■ THE PROBLEM: Omit the pictures and print exactly the lines of the listing below, starting at the first and ending at the line containing "var yTicks = [0, 0.5, 1, 1.5, 2];".

Stored entries

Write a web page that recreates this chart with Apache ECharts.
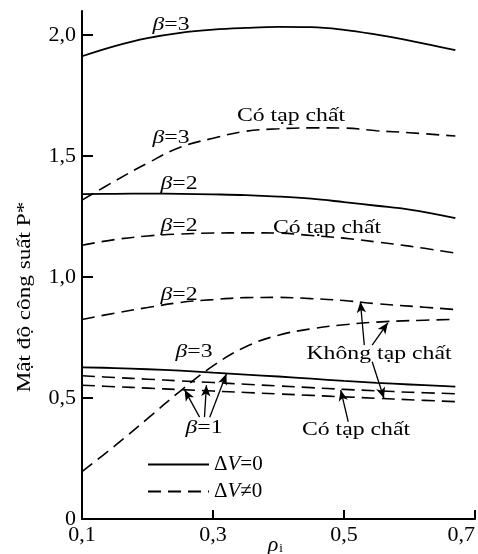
<!DOCTYPE html>
<html>
<head>
<meta charset="utf-8">
<script src="https://cdn.jsdelivr.net/npm/echarts@6/dist/echarts.min.js"></script>
<style>
  html, body { margin: 0; padding: 0; background: #fff; }
  #chart { width: 478px; height: 554px; }
</style>
</head>
<body>
<div id="chart"></div>
<script>
// truc hoanh rho_i
var rho = [0.1, 0.15, 0.2, 0.25, 0.3, 0.35, 0.4, 0.45, 0.5, 0.55, 0.6, 0.67];

// ΔV=0 (net lien)
var b3Solid = [1.913, 1.955, 1.988, 2.010, 2.023, 2.030, 2.034, 2.033, 2.022, 2.002, 1.978, 1.938];
var b2Solid = [1.343, 1.344, 1.345, 1.344, 1.342, 1.339, 1.333, 1.324, 1.310, 1.295, 1.279, 1.244];
var b1Solid = [0.627, 0.624, 0.619, 0.613, 0.605, 0.597, 0.589, 0.580, 0.571, 0.563, 0.556, 0.547];

// ΔV≠0, co tap chat
var b3Impure = [1.318, 1.397, 1.471, 1.537, 1.574, 1.603, 1.613, 1.617, 1.616, 1.605, 1.597, 1.583];
var b2Impure = [1.132, 1.155, 1.170, 1.178, 1.182, 1.183, 1.182, 1.172, 1.161, 1.145, 1.128, 1.099];
var b1Impure = [0.592, 0.585, 0.578, 0.571, 0.564, 0.557, 0.550, 0.543, 0.536, 0.530, 0.524, 0.518];

// ΔV≠0, khong tap chat
var b3Pure = [0.196, 0.302, 0.415, 0.529, 0.633, 0.712, 0.760, 0.786, 0.803, 0.814, 0.820, 0.825];
var b2Pure = [0.825, 0.851, 0.874, 0.895, 0.907, 0.915, 0.916, 0.911, 0.903, 0.890, 0.880, 0.866];
var b1Pure = [0.553, 0.547, 0.541, 0.535, 0.529, 0.523, 0.517, 0.511, 0.505, 0.499, 0.493, 0.485];

var xTicks = [0.1, 0.3, 0.5, 0.7];
var yTicks = [0, 0.5, 1, 1.5, 2];

// mui ten chu thich: [goc, dau mui]
var arrows = [
  [[0.2795, 0.421], [0.2567, 0.534]],
  [[0.287, 0.421], [0.290, 0.553]],
  [[0.295, 0.421], [0.3205, 0.600]],
  [[0.531, 0.719], [0.525, 0.898]],
  [[0.543, 0.719], [0.567, 0.811]],
  [[0.543, 0.650], [0.561, 0.499]],
  [[0.5065, 0.402], [0.495, 0.533]]
];

var serif = "'Liberation Serif', 'Times New Roman', serif";

function pairs(ys) {
  return rho.map(function (x, i) { return [x, ys[i]]; });
}

function curve(ys, dashed) {
  return {
    type: 'line',
    name: dashed ? 'ΔV≠0' : 'ΔV=0',
    data: pairs(ys),
    smooth: 0.4,
    symbol: 'none',
    silent: true,
    itemStyle: { color: '#000' },
    lineStyle: { color: '#000', width: dashed ? 1.6 : 1.8, type: dashed ? [13, 7] : 'solid' }
  };
}

function fmt(v) {
  return v === 0 ? '0' : v.toFixed(1).replace('.', ',');
}

// nhan tren do thi (chu hoi gian ngang giong hinh goc)
function note(text, x, y) {
  return {
    type: 'text', x: x, y: y, scaleX: 1.25, silent: true,
    style: {
      text: text, fill: '#000', align: 'center', verticalAlign: 'middle',
      fontSize: 19, fontFamily: serif,
      rich: { i: { fontStyle: 'italic', fontSize: 19, fontFamily: serif } }
    }
  };
}

var chart = echarts.init(document.getElementById('chart'));

var series = [
  curve(b3Solid, false), curve(b2Solid, false), curve(b1Solid, false),
  curve(b3Impure, true), curve(b2Impure, true), curve(b1Impure, true),
  curve(b3Pure, true), curve(b2Pure, true), curve(b1Pure, true),
  {
    type: 'line', name: 'arrows', data: [], silent: true,
    markLine: {
      silent: true, animation: false,
      symbol: ['none', 'arrow'], symbolSize: [7, 11],
      label: { show: false },
      emphasis: { disabled: true },
      lineStyle: { color: '#000', type: 'solid', width: 1.3 },
      data: arrows.map(function (a) { return [{ coord: a[0] }, { coord: a[1] }]; })
    }
  }
];

chart.setOption({
  animation: false,
  backgroundColor: '#fff',
  grid: { left: 82, right: 2, top: 11, bottom: 35 },
  legend: {
    data: ['ΔV=0', 'ΔV≠0'],
    orient: 'vertical',
    left: 147, top: 454, padding: 0,
    itemWidth: 61, itemHeight: 14, itemGap: 6,
    selectedMode: false,
    itemStyle: { opacity: 0 },
    formatter: function (name) {
      return name === 'ΔV=0' ? 'Δ{i|V}=0' : 'Δ{i|V}≠0';
    },
    textStyle: {
      color: '#000', fontSize: 21, fontFamily: serif, lineHeight: 20,
      rich: { i: { fontStyle: 'italic', fontSize: 21, fontFamily: serif } }
    }
  },
  xAxis: {
    type: 'value', min: 0.1, max: 0.7,
    axisLine: { lineStyle: { color: '#000', width: 2 } },
    axisTick: { inside: true, length: 9, customValues: xTicks, lineStyle: { color: '#000', width: 2 } },
    axisLabel: {
      customValues: xTicks, formatter: fmt, margin: 5, alignMaxLabel: 'right',
      color: '#000', fontSize: 22, fontFamily: serif
    },
    splitLine: { show: false }
  },
  yAxis: {
    type: 'value', min: 0, max: 2.1,
    axisLine: { show: true, lineStyle: { color: '#000', width: 2 } },
    axisTick: { show: true, inside: true, length: 11, customValues: yTicks, lineStyle: { color: '#000', width: 2 } },
    axisLabel: {
      customValues: yTicks, formatter: fmt, margin: 6,
      color: '#000', fontSize: 22, fontFamily: serif
    },
    splitLine: { show: false }
  },
  graphic: [
    {
      type: 'text', x: 25, y: 297, rotation: Math.PI / 2, scaleX: 1.22, silent: true,
      style: { text: 'Mật độ công suất P*', fill: '#000', align: 'center', verticalAlign: 'middle', fontSize: 19, fontFamily: serif }
    },
    {
      type: 'text', x: 273, y: 545, silent: true,
      style: { text: 'ρ', fill: '#000', align: 'center', verticalAlign: 'middle', fontSize: 22, fontStyle: 'italic', fontFamily: serif }
    },
    {
      type: 'text', x: 281, y: 549, silent: true,
      style: { text: 'i', fill: '#000', align: 'center', verticalAlign: 'middle', fontSize: 13, fontFamily: serif }
    },
    note('{i|β}=3', 171, 25),
    note('Có tạp chất', 291, 116),
    note('{i|β}=3', 171, 138),
    note('{i|β}=2', 179, 184),
    note('{i|β}=2', 179, 226),
    note('Có tạp chất', 327, 228),
    note('{i|β}=2', 179, 295),
    note('{i|β}=3', 194, 352),
    note('{i|β}=1', 204, 428),
    note('Không tạp chất', 379, 354),
    note('Có tạp chất', 356, 430)
  ],
  series: series
});
</script>
</body>
</html>
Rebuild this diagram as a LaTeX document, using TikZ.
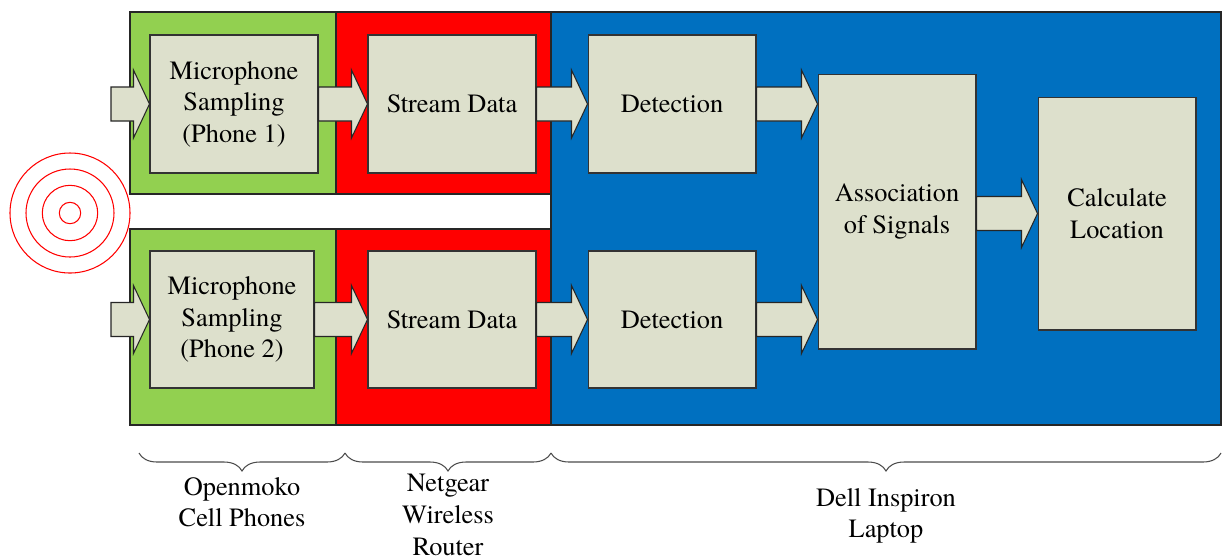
\documentclass[tikz,border=0pt]{standalone}
\usepackage{fontspec}
\setmainfont{TeX Gyre Termes}
\usetikzlibrary{calc}
\usetikzlibrary{decorations.pathreplacing}
\definecolor{phoneGreen}{HTML}{92D050}
\definecolor{routerRed}{HTML}{FF0000}
\definecolor{laptopBlue}{HTML}{0070C0}
\definecolor{boxFill}{HTML}{DDE0CC}
\newcommand{\blockArrow}[2]{%%
  %% The tip lies on the target, level with the start.
  \coordinate (arrowTip) at (#1 -| #2);
  \draw[arrowStyle] ($(#1)+(0,-17)$) -- ($(arrowTip)+(-16,-17)$) -- ($(arrowTip)+(-16,-34)$)
    -- (arrowTip) -- ($(arrowTip)+(-16,34)$) -- ($(arrowTip)+(-16,17)$) -- ($(#1)+(0,17)$) -- cycle;
}
\newcommand{\sectionBrace}[5]{%%
  %% A brace under one section and its label.
  \draw[braceStyle] (#2,453) -- (#3,453);
  \node[labelStyle] (#1) at ({(#2+#3)/2},#4) {#5};
}

\begin{document}
\begin{tikzpicture}[%%
  x=0.02cm,y=-0.02cm,%%
  regionStyle/.style={draw=black!85,line width=0.9pt},%%
  boxStyle/.style={draw=black!80,fill=boxFill,line width=0.6pt,align=center,inner sep=0pt,font=\fontsize{15}{18}\selectfont},%%
  arrowStyle/.style={draw=black!85,fill=boxFill,line width=0.6pt},%%
  waveStyle/.style={draw=red,line width=0.6pt},%%
  braceStyle/.style={draw=black!70,line width=0.6pt,decorate,decoration={brace,mirror,amplitude=0.36cm}},%%
  labelStyle/.style={align=center,inner sep=0pt,anchor=north,font=\fontsize{15}{18}\selectfont}%%
]
\useasboundingbox (0,0) rectangle (1222,559);
%%
%% The three devices.
\draw[regionStyle,fill=laptopBlue] (551,12) rectangle (1221,425);
\draw[regionStyle,fill=routerRed] (336,12) rectangle (551,194);
\draw[regionStyle,fill=routerRed] (336,229) rectangle (551,425);
\draw[regionStyle,fill=phoneGreen] (130,12) rectangle (336,194);
\draw[regionStyle,fill=phoneGreen] (130,229) rectangle (336,425);
%%
%% The sound source.
\coordinate (source) at (70,213);
\foreach \r in {10.7,27.7,44,60}
  \draw[waveStyle] (source) circle[radius=\r];
%%
%% The processing steps.
\node[boxStyle,minimum width=3.36cm,minimum height=2.76cm] (micOne) at (234,104) {Microphone\\Sampling\\(Phone 1)};
\node[boxStyle,minimum width=3.28cm,minimum height=2.74cm] (micTwo) at (232,319.5) {Microphone\\Sampling\\(Phone 2)};
\node[boxStyle,minimum width=3.36cm,minimum height=2.76cm] (streamOne) at (452,104) {Stream Data};
\node[boxStyle,minimum width=3.36cm,minimum height=2.74cm] (streamTwo) at (452,319.5) {Stream Data};
\node[boxStyle,minimum width=3.36cm,minimum height=2.76cm] (detOne) at (672,104) {Detection};
\node[boxStyle,minimum width=3.36cm,minimum height=2.74cm] (detTwo) at (672,319.5) {Detection};
\node[boxStyle,minimum width=3.16cm,minimum height=5.5cm] (assoc) at (897,211.5) {Association\\of Signals};
\node[boxStyle,minimum width=3.16cm,minimum height=4.66cm] (calcLoc) at (1117,213.5) {Calculate\\Location};
%%
%% The data flow.
\coordinate (inOne) at (111,104);
\coordinate (inTwo) at (111,319.5);
\blockArrow{inOne}{micOne.west}
\blockArrow{inTwo}{micTwo.west}
\blockArrow{micOne.east}{streamOne.west}
\blockArrow{micTwo.east}{streamTwo.west}
\blockArrow{streamOne.east}{detOne.west}
\blockArrow{streamTwo.east}{detTwo.west}
\blockArrow{detOne.east}{assoc.west}
\blockArrow{detTwo.east}{assoc.west}
\blockArrow{assoc.east |- calcLoc.west}{calcLoc.west}
%%
%% Which device does what.
\sectionBrace{phones}{139}{345}{477}{Openmoko\\Cell Phones}
\sectionBrace{router}{345}{551}{474}{Netgear\\Wireless\\Router}
\sectionBrace{laptop}{551}{1221}{488}{Dell Inspiron\\Laptop}
\end{tikzpicture}
\end{document}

■ RESPONSE BELOW:
Write a web page that recreates this chart with Apache ECharts.
<!DOCTYPE html>
<html>
<head>
<meta charset="utf-8">
<script src="https://cdn.jsdelivr.net/npm/echarts@6/dist/echarts.min.js"></script>
<style>
  html, body { margin: 0; padding: 0; background: #fff; }
  #chart { width: 478px; height: 554px; }
</style>
</head>
<body>
<div id="chart"></div>
<script>
// truc hoanh rho_i
var rho = [0.1, 0.15, 0.2, 0.25, 0.3, 0.35, 0.4, 0.45, 0.5, 0.55, 0.6, 0.67];

// ΔV=0 (net lien)
var b3Solid = [1.913, 1.955, 1.988, 2.010, 2.023, 2.030, 2.034, 2.033, 2.022, 2.002, 1.978, 1.938];
var b2Solid = [1.343, 1.344, 1.345, 1.344, 1.342, 1.339, 1.333, 1.324, 1.310, 1.295, 1.279, 1.244];
var b1Solid = [0.627, 0.624, 0.619, 0.613, 0.605, 0.597, 0.589, 0.580, 0.571, 0.563, 0.556, 0.547];

// ΔV≠0, co tap chat
var b3Impure = [1.318, 1.397, 1.471, 1.537, 1.574, 1.603, 1.613, 1.617, 1.616, 1.605, 1.597, 1.583];
var b2Impure = [1.132, 1.155, 1.170, 1.178, 1.182, 1.183, 1.182, 1.172, 1.161, 1.145, 1.128, 1.099];
var b1Impure = [0.592, 0.585, 0.578, 0.571, 0.564, 0.557, 0.550, 0.543, 0.536, 0.530, 0.524, 0.518];

// ΔV≠0, khong tap chat
var b3Pure = [0.196, 0.302, 0.415, 0.529, 0.633, 0.712, 0.760, 0.786, 0.803, 0.814, 0.820, 0.825];
var b2Pure = [0.825, 0.851, 0.874, 0.895, 0.907, 0.915, 0.916, 0.911, 0.903, 0.890, 0.880, 0.866];
var b1Pure = [0.553, 0.547, 0.541, 0.535, 0.529, 0.523, 0.517, 0.511, 0.505, 0.499, 0.493, 0.485];

var xTicks = [0.1, 0.3, 0.5, 0.7];
var yTicks = [0, 0.5, 1, 1.5, 2];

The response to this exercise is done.